**SUPPLIED MATERIAL**

---

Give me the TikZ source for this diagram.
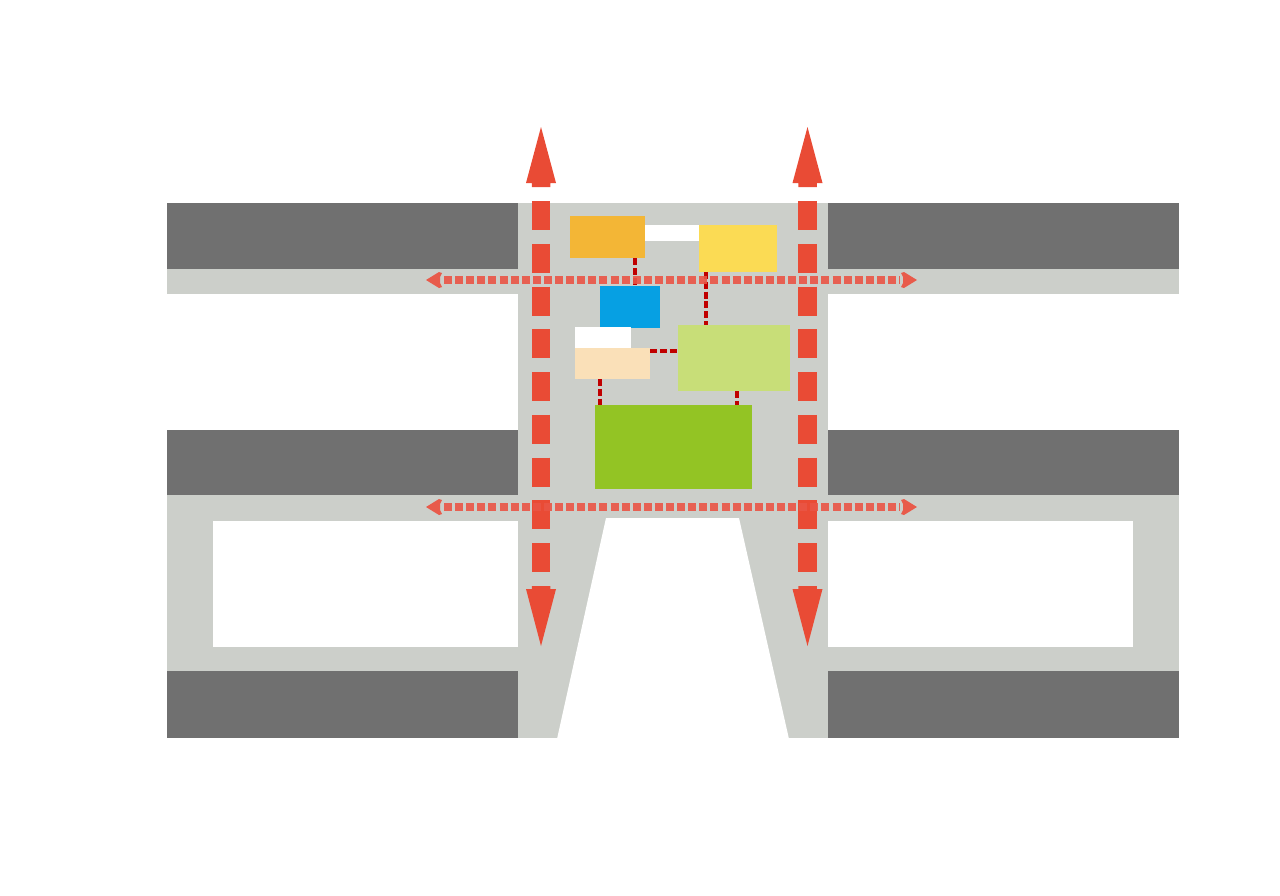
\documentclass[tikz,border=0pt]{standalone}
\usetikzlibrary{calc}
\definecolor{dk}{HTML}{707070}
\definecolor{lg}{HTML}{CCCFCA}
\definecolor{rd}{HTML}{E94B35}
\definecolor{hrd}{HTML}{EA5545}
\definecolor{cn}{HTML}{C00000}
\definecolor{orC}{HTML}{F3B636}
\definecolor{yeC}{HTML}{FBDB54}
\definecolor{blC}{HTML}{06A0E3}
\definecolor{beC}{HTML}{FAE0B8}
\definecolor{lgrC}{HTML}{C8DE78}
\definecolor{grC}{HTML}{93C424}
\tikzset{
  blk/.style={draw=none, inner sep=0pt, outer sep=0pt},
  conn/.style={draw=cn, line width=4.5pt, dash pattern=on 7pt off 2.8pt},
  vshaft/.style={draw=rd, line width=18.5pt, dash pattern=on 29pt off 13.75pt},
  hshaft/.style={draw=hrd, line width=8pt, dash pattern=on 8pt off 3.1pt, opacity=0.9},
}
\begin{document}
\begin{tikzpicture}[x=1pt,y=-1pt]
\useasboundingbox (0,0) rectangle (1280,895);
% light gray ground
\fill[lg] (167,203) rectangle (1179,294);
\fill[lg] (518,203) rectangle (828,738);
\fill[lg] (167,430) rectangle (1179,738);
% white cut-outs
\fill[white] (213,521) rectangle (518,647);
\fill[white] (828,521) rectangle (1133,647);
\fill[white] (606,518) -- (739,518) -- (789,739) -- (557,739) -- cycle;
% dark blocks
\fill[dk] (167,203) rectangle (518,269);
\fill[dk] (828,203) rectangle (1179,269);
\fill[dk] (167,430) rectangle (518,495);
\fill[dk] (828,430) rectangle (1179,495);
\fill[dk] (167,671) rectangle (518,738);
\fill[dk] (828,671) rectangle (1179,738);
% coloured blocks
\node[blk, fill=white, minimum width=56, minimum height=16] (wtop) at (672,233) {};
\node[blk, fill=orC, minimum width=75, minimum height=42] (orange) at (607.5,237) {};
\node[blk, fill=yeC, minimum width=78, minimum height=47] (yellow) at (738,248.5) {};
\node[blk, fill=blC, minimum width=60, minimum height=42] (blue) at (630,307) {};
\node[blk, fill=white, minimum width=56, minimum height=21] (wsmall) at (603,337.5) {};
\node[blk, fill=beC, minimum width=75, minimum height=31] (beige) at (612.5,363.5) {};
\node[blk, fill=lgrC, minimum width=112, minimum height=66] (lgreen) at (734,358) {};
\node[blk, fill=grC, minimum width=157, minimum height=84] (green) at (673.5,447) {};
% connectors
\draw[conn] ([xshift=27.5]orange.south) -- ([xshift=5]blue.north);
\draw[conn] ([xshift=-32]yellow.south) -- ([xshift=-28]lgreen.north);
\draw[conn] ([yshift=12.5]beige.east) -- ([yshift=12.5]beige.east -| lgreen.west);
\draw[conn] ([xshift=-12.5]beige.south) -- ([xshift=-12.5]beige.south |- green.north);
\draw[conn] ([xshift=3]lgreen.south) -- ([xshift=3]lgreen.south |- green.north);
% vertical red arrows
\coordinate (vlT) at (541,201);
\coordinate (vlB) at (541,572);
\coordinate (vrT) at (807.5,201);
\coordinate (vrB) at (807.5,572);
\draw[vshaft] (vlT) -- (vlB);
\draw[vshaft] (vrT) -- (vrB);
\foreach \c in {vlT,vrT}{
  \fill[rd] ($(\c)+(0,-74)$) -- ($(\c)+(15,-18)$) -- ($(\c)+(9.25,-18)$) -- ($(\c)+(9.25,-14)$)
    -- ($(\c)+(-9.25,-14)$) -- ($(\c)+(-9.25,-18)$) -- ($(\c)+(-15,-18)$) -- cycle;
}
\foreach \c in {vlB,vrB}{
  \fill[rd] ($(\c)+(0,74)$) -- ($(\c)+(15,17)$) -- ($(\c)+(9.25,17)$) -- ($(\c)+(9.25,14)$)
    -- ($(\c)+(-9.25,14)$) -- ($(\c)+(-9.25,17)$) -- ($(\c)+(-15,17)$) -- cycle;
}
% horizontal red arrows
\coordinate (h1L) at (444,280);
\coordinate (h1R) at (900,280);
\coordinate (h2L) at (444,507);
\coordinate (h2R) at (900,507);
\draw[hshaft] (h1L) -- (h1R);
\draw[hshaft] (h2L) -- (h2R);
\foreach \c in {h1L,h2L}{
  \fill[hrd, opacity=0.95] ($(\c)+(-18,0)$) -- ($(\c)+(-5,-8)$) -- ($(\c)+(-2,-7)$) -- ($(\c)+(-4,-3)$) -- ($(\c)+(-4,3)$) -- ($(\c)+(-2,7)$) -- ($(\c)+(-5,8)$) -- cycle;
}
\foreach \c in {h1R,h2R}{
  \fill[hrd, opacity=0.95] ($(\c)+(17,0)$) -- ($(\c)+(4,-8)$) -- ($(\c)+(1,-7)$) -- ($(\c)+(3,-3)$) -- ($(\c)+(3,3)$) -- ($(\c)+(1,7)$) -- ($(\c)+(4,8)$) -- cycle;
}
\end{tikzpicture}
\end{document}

---

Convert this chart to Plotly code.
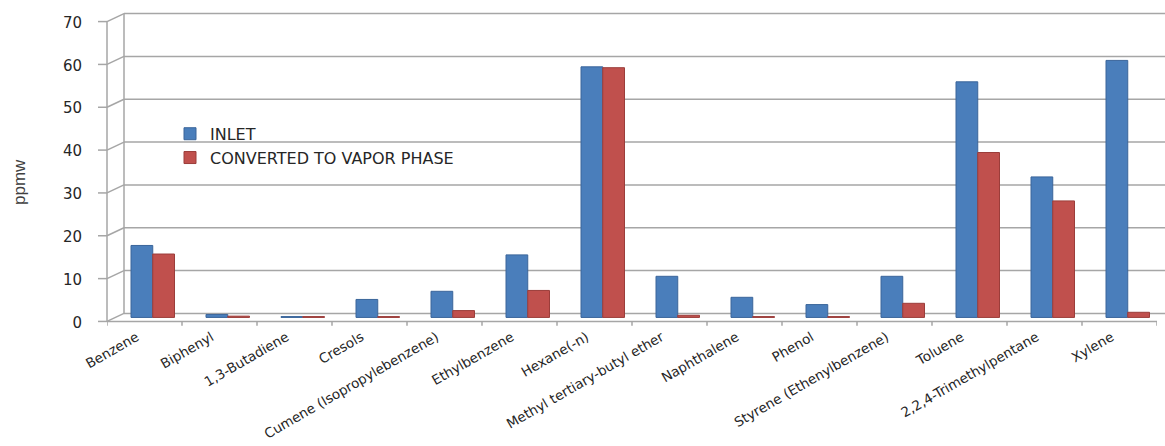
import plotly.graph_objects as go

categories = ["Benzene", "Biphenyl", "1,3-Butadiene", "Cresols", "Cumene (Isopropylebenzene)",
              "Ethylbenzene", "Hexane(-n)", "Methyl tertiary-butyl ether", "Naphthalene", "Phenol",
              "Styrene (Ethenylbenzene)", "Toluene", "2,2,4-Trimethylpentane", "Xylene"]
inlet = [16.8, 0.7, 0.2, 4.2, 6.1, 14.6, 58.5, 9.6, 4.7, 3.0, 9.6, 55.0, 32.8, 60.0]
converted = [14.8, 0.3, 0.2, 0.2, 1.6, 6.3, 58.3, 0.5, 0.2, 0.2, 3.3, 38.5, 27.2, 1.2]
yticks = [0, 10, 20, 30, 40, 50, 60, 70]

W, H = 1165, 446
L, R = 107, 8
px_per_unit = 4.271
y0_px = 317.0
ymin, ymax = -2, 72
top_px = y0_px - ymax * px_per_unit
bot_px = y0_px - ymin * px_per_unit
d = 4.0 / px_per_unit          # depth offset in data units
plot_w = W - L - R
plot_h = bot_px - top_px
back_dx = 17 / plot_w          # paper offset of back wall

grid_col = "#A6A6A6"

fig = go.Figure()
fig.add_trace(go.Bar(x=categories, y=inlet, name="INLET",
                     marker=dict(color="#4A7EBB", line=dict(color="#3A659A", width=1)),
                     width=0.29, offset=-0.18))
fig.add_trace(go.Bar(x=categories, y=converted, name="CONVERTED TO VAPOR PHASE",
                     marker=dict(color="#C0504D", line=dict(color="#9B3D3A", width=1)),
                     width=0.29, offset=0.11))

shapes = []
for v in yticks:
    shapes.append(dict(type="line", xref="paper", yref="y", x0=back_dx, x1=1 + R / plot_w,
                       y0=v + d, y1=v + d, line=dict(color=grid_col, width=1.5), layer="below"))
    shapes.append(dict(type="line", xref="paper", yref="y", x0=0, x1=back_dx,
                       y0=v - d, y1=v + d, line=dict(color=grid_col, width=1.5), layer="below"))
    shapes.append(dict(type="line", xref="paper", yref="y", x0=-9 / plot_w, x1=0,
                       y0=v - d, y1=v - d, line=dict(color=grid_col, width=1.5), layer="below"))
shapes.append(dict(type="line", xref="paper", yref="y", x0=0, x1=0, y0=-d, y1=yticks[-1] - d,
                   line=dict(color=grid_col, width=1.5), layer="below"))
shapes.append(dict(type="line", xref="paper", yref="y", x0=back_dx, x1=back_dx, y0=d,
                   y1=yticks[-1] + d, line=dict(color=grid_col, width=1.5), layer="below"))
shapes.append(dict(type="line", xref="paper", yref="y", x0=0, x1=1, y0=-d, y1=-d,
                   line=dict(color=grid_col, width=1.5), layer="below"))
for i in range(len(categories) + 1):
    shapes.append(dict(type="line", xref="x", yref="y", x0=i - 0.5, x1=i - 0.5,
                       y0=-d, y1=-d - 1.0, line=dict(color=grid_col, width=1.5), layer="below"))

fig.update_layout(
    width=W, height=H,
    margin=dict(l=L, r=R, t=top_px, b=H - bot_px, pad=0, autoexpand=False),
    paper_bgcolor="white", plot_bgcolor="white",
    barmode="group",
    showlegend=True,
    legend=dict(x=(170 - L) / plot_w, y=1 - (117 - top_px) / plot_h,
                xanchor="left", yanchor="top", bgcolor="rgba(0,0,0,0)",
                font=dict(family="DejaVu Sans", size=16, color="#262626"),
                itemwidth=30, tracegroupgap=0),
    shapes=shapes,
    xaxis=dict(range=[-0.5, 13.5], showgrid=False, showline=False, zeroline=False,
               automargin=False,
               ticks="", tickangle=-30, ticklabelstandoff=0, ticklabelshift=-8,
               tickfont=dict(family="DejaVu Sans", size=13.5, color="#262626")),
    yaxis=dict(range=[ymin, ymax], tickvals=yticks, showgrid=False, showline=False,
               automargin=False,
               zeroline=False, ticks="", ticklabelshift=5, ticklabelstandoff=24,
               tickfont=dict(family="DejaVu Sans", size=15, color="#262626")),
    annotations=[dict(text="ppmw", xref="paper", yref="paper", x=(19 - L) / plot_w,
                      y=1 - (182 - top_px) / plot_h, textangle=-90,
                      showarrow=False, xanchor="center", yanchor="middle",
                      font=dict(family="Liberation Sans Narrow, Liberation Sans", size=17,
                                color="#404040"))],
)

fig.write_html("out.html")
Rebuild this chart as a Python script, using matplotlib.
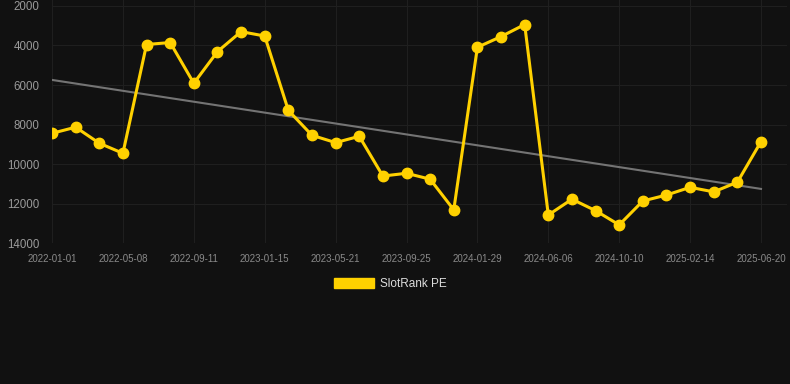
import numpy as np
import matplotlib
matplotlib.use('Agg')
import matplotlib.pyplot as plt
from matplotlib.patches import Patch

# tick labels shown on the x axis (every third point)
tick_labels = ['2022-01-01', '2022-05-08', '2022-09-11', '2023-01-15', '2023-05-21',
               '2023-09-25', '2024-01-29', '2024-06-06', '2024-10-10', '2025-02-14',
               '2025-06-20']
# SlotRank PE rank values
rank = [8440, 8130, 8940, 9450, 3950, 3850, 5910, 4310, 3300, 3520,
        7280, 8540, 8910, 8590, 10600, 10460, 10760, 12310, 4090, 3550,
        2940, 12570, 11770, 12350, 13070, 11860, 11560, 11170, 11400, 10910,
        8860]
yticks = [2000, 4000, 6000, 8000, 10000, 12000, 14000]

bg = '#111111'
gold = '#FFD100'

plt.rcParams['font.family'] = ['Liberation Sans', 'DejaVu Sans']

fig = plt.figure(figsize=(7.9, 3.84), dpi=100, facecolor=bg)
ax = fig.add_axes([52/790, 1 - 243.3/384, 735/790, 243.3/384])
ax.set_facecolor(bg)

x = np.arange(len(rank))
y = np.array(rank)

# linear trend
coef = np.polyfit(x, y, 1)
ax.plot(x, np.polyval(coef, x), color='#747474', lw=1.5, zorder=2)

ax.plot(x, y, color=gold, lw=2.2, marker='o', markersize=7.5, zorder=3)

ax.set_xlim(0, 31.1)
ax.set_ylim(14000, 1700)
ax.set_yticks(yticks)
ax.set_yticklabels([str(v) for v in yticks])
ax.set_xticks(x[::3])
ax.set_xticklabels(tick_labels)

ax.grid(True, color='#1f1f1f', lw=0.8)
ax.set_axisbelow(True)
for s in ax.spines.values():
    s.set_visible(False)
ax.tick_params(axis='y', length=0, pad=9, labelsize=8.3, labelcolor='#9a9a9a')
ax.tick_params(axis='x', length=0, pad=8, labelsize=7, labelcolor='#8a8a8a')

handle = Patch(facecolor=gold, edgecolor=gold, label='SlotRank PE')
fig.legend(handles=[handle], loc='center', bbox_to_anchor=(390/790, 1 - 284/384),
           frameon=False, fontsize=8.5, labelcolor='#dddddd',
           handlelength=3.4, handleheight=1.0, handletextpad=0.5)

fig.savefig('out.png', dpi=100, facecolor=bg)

---

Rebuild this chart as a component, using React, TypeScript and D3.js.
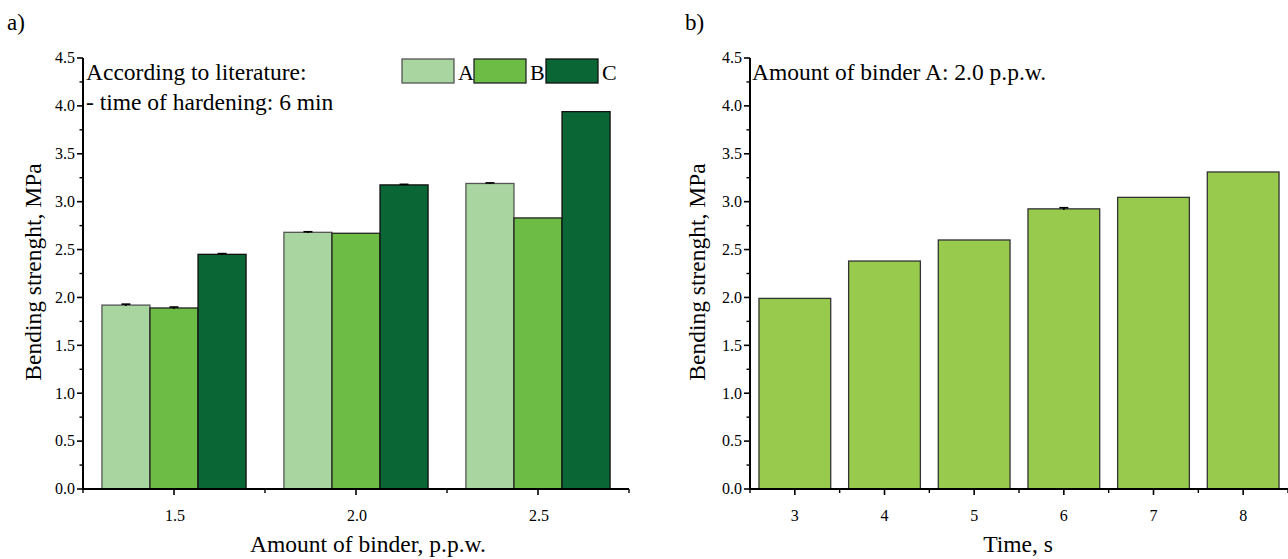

---

Pictures excluded, give again exactly and only the lines of the material above from the line with "Convert this chart to Plotly code." through the line with "width=0.29, offset=0.11))".

**SOLUTION TO THE EXERCISE**
Convert this chart to Plotly code.
import plotly.graph_objects as go

categories = ["Benzene", "Biphenyl", "1,3-Butadiene", "Cresols", "Cumene (Isopropylebenzene)",
              "Ethylbenzene", "Hexane(-n)", "Methyl tertiary-butyl ether", "Naphthalene", "Phenol",
              "Styrene (Ethenylbenzene)", "Toluene", "2,2,4-Trimethylpentane", "Xylene"]
inlet = [16.8, 0.7, 0.2, 4.2, 6.1, 14.6, 58.5, 9.6, 4.7, 3.0, 9.6, 55.0, 32.8, 60.0]
converted = [14.8, 0.3, 0.2, 0.2, 1.6, 6.3, 58.3, 0.5, 0.2, 0.2, 3.3, 38.5, 27.2, 1.2]
yticks = [0, 10, 20, 30, 40, 50, 60, 70]

W, H = 1165, 446
L, R = 107, 8
px_per_unit = 4.271
y0_px = 317.0
ymin, ymax = -2, 72
top_px = y0_px - ymax * px_per_unit
bot_px = y0_px - ymin * px_per_unit
d = 4.0 / px_per_unit          # depth offset in data units
plot_w = W - L - R
plot_h = bot_px - top_px
back_dx = 17 / plot_w          # paper offset of back wall

grid_col = "#A6A6A6"

fig = go.Figure()
fig.add_trace(go.Bar(x=categories, y=inlet, name="INLET",
                     marker=dict(color="#4A7EBB", line=dict(color="#3A659A", width=1)),
                     width=0.29, offset=-0.18))
fig.add_trace(go.Bar(x=categories, y=converted, name="CONVERTED TO VAPOR PHASE",
                     marker=dict(color="#C0504D", line=dict(color="#9B3D3A", width=1)),
                     width=0.29, offset=0.11))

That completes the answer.